───── Information shown

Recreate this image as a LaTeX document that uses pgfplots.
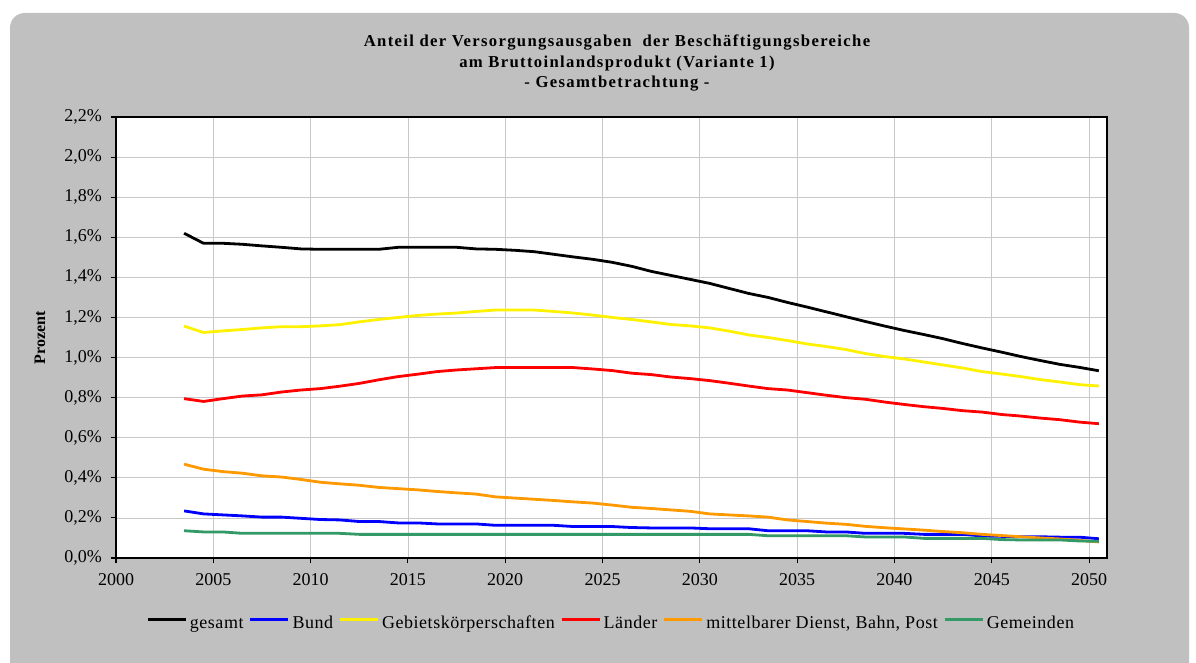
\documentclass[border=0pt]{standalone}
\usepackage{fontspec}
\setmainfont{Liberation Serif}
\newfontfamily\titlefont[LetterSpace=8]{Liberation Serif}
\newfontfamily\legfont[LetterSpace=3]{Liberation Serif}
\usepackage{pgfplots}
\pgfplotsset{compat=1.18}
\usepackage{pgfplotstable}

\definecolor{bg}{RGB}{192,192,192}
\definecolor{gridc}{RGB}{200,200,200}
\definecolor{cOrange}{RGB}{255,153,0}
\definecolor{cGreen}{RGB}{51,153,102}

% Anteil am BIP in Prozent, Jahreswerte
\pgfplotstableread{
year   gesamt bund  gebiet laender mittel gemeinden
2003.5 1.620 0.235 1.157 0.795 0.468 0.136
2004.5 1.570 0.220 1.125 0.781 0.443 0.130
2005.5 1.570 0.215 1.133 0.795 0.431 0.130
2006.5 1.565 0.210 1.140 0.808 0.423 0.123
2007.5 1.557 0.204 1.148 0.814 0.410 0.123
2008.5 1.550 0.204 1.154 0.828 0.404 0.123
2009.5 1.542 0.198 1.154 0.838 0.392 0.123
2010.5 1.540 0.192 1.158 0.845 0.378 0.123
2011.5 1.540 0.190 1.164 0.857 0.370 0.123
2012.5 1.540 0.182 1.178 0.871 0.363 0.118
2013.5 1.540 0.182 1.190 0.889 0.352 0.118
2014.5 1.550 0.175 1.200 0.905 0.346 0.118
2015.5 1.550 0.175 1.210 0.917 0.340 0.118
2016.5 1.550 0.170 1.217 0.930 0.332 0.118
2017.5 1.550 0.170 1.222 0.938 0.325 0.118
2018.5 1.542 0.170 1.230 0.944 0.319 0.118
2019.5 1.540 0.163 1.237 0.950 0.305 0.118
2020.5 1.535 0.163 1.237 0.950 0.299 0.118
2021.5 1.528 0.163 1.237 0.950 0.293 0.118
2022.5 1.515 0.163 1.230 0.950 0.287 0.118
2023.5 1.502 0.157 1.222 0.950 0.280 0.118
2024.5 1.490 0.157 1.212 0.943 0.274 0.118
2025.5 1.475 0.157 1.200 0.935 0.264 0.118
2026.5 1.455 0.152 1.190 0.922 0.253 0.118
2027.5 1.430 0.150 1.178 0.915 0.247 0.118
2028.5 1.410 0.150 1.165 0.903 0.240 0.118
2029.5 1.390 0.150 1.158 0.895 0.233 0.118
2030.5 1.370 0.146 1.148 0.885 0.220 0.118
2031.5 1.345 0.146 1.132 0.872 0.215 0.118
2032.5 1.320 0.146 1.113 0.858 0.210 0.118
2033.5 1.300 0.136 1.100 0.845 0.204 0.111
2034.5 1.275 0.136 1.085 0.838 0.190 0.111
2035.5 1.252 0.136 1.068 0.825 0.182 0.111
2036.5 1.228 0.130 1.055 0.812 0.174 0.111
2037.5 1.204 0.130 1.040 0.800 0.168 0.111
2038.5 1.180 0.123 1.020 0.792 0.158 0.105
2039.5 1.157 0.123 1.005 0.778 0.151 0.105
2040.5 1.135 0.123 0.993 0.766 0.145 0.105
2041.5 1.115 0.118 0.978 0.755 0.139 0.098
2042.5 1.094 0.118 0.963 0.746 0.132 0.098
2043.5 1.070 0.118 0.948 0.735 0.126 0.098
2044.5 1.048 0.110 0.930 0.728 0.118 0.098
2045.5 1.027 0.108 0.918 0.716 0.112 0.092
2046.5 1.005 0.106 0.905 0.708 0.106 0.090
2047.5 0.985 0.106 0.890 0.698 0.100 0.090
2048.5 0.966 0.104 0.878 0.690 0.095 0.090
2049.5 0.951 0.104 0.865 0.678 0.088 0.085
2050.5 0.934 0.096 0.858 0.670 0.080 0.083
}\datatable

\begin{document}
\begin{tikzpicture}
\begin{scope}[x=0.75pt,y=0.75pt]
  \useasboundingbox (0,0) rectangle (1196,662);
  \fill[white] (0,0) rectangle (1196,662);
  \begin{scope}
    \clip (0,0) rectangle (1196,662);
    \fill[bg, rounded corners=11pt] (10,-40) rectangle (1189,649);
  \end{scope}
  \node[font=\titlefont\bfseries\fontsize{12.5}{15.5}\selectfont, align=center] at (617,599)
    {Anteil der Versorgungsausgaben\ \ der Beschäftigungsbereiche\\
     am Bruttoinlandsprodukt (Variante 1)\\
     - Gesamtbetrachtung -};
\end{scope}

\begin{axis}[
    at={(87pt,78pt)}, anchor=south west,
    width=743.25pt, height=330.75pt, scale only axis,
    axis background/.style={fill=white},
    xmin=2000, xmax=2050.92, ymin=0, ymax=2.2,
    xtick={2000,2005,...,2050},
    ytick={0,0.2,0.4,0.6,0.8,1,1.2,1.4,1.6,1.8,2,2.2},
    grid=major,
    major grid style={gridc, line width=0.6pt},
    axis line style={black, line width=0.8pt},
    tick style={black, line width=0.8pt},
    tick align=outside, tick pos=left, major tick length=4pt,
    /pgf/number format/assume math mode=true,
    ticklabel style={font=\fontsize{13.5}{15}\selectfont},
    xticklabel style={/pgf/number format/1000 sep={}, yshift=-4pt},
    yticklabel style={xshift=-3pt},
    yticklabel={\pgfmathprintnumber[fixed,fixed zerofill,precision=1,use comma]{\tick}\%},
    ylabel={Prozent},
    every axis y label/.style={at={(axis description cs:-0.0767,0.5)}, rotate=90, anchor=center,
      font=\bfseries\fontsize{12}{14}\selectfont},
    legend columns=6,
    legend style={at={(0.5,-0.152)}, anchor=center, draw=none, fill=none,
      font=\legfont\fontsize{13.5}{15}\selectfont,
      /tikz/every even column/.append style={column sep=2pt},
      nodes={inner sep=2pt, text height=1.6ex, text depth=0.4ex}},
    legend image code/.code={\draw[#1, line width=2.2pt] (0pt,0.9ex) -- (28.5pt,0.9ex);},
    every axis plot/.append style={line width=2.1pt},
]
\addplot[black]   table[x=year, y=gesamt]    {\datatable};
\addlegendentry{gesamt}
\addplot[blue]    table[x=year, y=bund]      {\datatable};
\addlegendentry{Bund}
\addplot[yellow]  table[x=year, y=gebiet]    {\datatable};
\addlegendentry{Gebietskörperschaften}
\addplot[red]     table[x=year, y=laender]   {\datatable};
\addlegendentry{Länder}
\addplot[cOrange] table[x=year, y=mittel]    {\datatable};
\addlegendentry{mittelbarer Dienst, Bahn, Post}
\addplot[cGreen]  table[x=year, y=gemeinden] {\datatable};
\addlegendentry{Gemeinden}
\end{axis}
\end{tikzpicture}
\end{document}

──────────

Omit the pictures and output all of the other material exactly.

Recreate this image as a LaTeX document that uses pgfplots.
\documentclass[border=0pt]{standalone}
\usepackage{fontspec}
\setmainfont{Liberation Serif}
\newfontfamily\titlefont[LetterSpace=8]{Liberation Serif}
\newfontfamily\legfont[LetterSpace=3]{Liberation Serif}
\usepackage{pgfplots}
\pgfplotsset{compat=1.18}
\usepackage{pgfplotstable}

\definecolor{bg}{RGB}{192,192,192}
\definecolor{gridc}{RGB}{200,200,200}
\definecolor{cOrange}{RGB}{255,153,0}
\definecolor{cGreen}{RGB}{51,153,102}

% Anteil am BIP in Prozent, Jahreswerte
\pgfplotstableread{
year   gesamt bund  gebiet laender mittel gemeinden
2003.5 1.620 0.235 1.157 0.795 0.468 0.136
2004.5 1.570 0.220 1.125 0.781 0.443 0.130
2005.5 1.570 0.215 1.133 0.795 0.431 0.130
2006.5 1.565 0.210 1.140 0.808 0.423 0.123
2007.5 1.557 0.204 1.148 0.814 0.410 0.123
2008.5 1.550 0.204 1.154 0.828 0.404 0.123
2009.5 1.542 0.198 1.154 0.838 0.392 0.123
2010.5 1.540 0.192 1.158 0.845 0.378 0.123
2011.5 1.540 0.190 1.164 0.857 0.370 0.123
2012.5 1.540 0.182 1.178 0.871 0.363 0.118
2013.5 1.540 0.182 1.190 0.889 0.352 0.118
2014.5 1.550 0.175 1.200 0.905 0.346 0.118
2015.5 1.550 0.175 1.210 0.917 0.340 0.118
2016.5 1.550 0.170 1.217 0.930 0.332 0.118
2017.5 1.550 0.170 1.222 0.938 0.325 0.118
2018.5 1.542 0.170 1.230 0.944 0.319 0.118
2019.5 1.540 0.163 1.237 0.950 0.305 0.118
2020.5 1.535 0.163 1.237 0.950 0.299 0.118
2021.5 1.528 0.163 1.237 0.950 0.293 0.118
2022.5 1.515 0.163 1.230 0.950 0.287 0.118
2023.5 1.502 0.157 1.222 0.950 0.280 0.118
2024.5 1.490 0.157 1.212 0.943 0.274 0.118
2025.5 1.475 0.157 1.200 0.935 0.264 0.118
2026.5 1.455 0.152 1.190 0.922 0.253 0.118
2027.5 1.430 0.150 1.178 0.915 0.247 0.118
2028.5 1.410 0.150 1.165 0.903 0.240 0.118
2029.5 1.390 0.150 1.158 0.895 0.233 0.118
2030.5 1.370 0.146 1.148 0.885 0.220 0.118
2031.5 1.345 0.146 1.132 0.872 0.215 0.118
2032.5 1.320 0.146 1.113 0.858 0.210 0.118
2033.5 1.300 0.136 1.100 0.845 0.204 0.111
2034.5 1.275 0.136 1.085 0.838 0.190 0.111
2035.5 1.252 0.136 1.068 0.825 0.182 0.111
2036.5 1.228 0.130 1.055 0.812 0.174 0.111
2037.5 1.204 0.130 1.040 0.800 0.168 0.111
2038.5 1.180 0.123 1.020 0.792 0.158 0.105
2039.5 1.157 0.123 1.005 0.778 0.151 0.105
2040.5 1.135 0.123 0.993 0.766 0.145 0.105
2041.5 1.115 0.118 0.978 0.755 0.139 0.098
2042.5 1.094 0.118 0.963 0.746 0.132 0.098
2043.5 1.070 0.118 0.948 0.735 0.126 0.098
2044.5 1.048 0.110 0.930 0.728 0.118 0.098
2045.5 1.027 0.108 0.918 0.716 0.112 0.092
2046.5 1.005 0.106 0.905 0.708 0.106 0.090
2047.5 0.985 0.106 0.890 0.698 0.100 0.090
2048.5 0.966 0.104 0.878 0.690 0.095 0.090
2049.5 0.951 0.104 0.865 0.678 0.088 0.085
2050.5 0.934 0.096 0.858 0.670 0.080 0.083
}\datatable

\begin{document}
\begin{tikzpicture}
\begin{scope}[x=0.75pt,y=0.75pt]
  \useasboundingbox (0,0) rectangle (1196,662);
  \fill[white] (0,0) rectangle (1196,662);
  \begin{scope}
    \clip (0,0) rectangle (1196,662);
    \fill[bg, rounded corners=11pt] (10,-40) rectangle (1189,649);
  \end{scope}
  \node[font=\titlefont\bfseries\fontsize{12.5}{15.5}\selectfont, align=center] at (617,599)
    {Anteil der Versorgungsausgaben\ \ der Beschäftigungsbereiche\\
     am Bruttoinlandsprodukt (Variante 1)\\
     - Gesamtbetrachtung -};
\end{scope}

\begin{axis}[
    at={(87pt,78pt)}, anchor=south west,
    width=743.25pt, height=330.75pt, scale only axis,
    axis background/.style={fill=white},
    xmin=2000, xmax=2050.92, ymin=0, ymax=2.2,
    xtick={2000,2005,...,2050},
    ytick={0,0.2,0.4,0.6,0.8,1,1.2,1.4,1.6,1.8,2,2.2},
    grid=major,
    major grid style={gridc, line width=0.6pt},
    axis line style={black, line width=0.8pt},
    tick style={black, line width=0.8pt},
    tick align=outside, tick pos=left, major tick length=4pt,
    /pgf/number format/assume math mode=true,
    ticklabel style={font=\fontsize{13.5}{15}\selectfont},
    xticklabel style={/pgf/number format/1000 sep={}, yshift=-4pt},
    yticklabel style={xshift=-3pt},
    yticklabel={\pgfmathprintnumber[fixed,fixed zerofill,precision=1,use comma]{\tick}\%},
    ylabel={Prozent},
    every axis y label/.style={at={(axis description cs:-0.0767,0.5)}, rotate=90, anchor=center,
      font=\bfseries\fontsize{12}{14}\selectfont},
    legend columns=6,
    legend style={at={(0.5,-0.152)}, anchor=center, draw=none, fill=none,
      font=\legfont\fontsize{13.5}{15}\selectfont,
      /tikz/every even column/.append style={column sep=2pt},
      nodes={inner sep=2pt, text height=1.6ex, text depth=0.4ex}},
    legend image code/.code={\draw[#1, line width=2.2pt] (0pt,0.9ex) -- (28.5pt,0.9ex);},
    every axis plot/.append style={line width=2.1pt},
]
\addplot[black]   table[x=year, y=gesamt]    {\datatable};
\addlegendentry{gesamt}
\addplot[blue]    table[x=year, y=bund]      {\datatable};
\addlegendentry{Bund}
\addplot[yellow]  table[x=year, y=gebiet]    {\datatable};
\addlegendentry{Gebietskörperschaften}
\addplot[red]     table[x=year, y=laender]   {\datatable};
\addlegendentry{Länder}
\addplot[cOrange] table[x=year, y=mittel]    {\datatable};
\addlegendentry{mittelbarer Dienst, Bahn, Post}
\addplot[cGreen]  table[x=year, y=gemeinden] {\datatable};
\addlegendentry{Gemeinden}
\end{axis}
\end{tikzpicture}
\end{document}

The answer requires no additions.